- **Plotting code records**
* * * * * * * * *

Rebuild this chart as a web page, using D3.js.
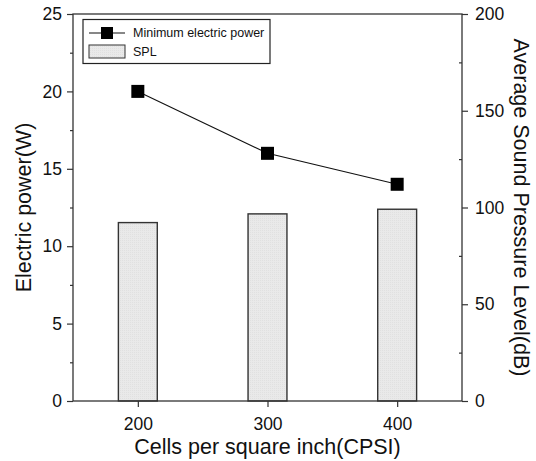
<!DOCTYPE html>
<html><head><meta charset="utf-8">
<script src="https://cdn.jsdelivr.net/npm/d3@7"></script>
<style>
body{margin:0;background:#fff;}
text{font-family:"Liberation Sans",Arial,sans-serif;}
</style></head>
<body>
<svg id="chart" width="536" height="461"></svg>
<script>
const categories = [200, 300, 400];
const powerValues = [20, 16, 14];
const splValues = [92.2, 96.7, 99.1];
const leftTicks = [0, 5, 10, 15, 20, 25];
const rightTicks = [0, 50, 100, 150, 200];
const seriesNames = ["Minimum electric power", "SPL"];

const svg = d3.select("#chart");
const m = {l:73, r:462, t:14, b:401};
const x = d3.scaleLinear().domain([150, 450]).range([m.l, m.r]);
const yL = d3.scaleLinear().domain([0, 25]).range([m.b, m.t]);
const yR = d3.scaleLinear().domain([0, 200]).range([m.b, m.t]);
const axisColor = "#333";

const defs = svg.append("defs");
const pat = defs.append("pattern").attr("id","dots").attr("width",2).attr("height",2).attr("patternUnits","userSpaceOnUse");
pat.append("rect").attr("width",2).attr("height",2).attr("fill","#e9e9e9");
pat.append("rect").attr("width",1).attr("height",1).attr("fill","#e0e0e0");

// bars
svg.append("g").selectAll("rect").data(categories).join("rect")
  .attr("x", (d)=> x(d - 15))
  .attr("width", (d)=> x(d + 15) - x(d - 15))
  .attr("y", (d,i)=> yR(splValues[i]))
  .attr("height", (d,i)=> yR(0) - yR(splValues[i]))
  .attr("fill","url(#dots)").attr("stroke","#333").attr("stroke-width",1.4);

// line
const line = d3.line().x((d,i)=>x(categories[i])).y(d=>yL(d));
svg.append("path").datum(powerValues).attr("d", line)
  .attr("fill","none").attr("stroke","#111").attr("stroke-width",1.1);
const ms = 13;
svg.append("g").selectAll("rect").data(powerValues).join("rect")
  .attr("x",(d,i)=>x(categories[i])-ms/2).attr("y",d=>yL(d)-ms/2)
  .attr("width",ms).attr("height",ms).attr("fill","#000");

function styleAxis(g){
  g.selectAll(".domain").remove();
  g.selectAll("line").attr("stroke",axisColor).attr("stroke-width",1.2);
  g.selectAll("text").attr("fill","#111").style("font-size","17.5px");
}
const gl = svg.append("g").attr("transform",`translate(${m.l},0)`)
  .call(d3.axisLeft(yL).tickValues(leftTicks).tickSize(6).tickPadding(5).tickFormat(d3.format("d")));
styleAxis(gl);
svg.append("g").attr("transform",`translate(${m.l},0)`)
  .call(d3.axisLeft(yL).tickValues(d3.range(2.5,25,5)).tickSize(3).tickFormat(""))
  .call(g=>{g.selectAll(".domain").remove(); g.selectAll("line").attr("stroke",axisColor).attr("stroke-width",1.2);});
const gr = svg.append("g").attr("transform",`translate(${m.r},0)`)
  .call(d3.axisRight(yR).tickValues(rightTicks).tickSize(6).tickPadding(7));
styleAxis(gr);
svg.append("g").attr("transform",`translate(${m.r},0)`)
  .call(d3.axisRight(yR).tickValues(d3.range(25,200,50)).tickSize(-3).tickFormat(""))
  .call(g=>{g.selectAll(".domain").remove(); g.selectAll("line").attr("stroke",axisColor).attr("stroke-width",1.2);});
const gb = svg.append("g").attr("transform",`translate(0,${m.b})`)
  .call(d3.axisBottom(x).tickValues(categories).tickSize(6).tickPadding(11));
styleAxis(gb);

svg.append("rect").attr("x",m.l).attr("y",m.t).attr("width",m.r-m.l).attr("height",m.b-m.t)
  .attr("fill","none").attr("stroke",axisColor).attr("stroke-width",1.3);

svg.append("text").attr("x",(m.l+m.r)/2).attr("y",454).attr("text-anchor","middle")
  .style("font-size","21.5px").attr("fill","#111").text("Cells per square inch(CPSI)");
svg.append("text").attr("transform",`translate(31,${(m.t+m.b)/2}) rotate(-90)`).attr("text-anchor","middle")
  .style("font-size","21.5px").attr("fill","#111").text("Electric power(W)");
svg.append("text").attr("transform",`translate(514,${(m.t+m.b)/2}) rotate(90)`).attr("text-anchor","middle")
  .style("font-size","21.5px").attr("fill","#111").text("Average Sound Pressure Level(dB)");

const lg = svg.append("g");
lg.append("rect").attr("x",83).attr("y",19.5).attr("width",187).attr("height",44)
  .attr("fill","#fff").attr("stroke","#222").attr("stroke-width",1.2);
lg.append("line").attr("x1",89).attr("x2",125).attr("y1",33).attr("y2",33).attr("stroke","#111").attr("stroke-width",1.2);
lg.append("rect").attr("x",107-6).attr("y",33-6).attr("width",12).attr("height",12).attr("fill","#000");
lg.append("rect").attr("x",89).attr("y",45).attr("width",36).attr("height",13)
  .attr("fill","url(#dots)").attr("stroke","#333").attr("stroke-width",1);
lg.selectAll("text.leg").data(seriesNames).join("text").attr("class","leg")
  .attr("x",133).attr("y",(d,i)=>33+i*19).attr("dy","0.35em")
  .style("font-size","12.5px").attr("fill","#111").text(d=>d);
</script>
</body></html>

* * * * * * * * *

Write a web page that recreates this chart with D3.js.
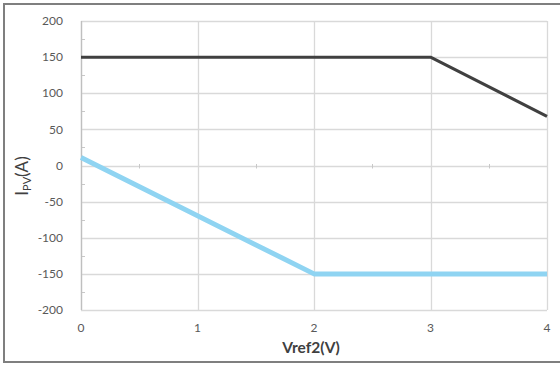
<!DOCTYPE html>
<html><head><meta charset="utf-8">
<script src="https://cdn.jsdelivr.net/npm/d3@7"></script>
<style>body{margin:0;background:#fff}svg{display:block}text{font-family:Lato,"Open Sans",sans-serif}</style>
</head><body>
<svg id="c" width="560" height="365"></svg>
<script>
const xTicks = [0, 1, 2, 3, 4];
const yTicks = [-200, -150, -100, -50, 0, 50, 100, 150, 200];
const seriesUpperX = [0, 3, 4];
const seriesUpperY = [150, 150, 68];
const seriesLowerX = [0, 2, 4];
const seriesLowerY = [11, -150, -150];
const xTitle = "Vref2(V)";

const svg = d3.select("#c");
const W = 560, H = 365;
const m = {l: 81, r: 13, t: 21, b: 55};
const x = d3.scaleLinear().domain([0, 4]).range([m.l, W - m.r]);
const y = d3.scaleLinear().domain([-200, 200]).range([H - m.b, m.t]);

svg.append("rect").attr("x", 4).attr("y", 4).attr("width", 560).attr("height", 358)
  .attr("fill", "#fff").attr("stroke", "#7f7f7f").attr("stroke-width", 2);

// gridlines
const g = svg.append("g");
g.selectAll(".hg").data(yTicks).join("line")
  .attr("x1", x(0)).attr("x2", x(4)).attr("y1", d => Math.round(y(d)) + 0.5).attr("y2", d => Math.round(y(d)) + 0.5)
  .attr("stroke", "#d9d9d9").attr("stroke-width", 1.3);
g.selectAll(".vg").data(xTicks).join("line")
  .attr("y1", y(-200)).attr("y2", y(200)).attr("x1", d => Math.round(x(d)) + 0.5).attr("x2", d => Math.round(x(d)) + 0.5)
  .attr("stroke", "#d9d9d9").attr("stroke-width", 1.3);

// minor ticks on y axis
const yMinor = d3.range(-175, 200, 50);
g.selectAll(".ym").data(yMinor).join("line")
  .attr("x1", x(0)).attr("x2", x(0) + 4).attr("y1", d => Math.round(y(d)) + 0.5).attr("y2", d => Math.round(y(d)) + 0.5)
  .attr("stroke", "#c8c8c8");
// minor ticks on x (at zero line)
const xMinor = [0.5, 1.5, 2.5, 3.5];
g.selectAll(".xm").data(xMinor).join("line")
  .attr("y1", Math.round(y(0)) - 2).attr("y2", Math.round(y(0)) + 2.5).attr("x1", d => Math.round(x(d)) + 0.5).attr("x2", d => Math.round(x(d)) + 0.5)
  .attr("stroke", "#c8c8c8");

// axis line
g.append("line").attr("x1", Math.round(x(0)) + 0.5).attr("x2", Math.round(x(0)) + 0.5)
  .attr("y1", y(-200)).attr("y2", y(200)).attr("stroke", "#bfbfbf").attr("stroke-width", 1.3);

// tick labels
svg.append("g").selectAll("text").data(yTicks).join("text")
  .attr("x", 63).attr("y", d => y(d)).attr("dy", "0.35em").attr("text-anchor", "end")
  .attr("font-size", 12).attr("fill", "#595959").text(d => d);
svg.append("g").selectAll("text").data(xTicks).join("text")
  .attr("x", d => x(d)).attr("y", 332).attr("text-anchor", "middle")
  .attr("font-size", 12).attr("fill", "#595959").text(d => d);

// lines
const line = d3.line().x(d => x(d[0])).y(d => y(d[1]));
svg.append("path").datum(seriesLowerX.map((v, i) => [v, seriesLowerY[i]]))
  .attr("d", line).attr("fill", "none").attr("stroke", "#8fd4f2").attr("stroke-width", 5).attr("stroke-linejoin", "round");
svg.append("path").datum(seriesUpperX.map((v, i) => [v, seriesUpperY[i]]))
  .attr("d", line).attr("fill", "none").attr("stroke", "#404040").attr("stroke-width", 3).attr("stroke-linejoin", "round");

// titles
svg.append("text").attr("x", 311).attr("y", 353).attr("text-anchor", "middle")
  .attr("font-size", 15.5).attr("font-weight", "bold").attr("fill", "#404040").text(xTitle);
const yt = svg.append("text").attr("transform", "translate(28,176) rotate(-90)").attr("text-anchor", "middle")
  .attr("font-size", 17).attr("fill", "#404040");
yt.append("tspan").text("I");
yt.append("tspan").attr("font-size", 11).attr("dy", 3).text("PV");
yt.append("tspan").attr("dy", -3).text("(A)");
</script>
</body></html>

* * * * * * * * *

- **AIM**
Find and copy each line above that includes the string "this".

- **TASK ANSWER**
Rebuild this chart as a web page, using D3.js.
Write a web page that recreates this chart with D3.js.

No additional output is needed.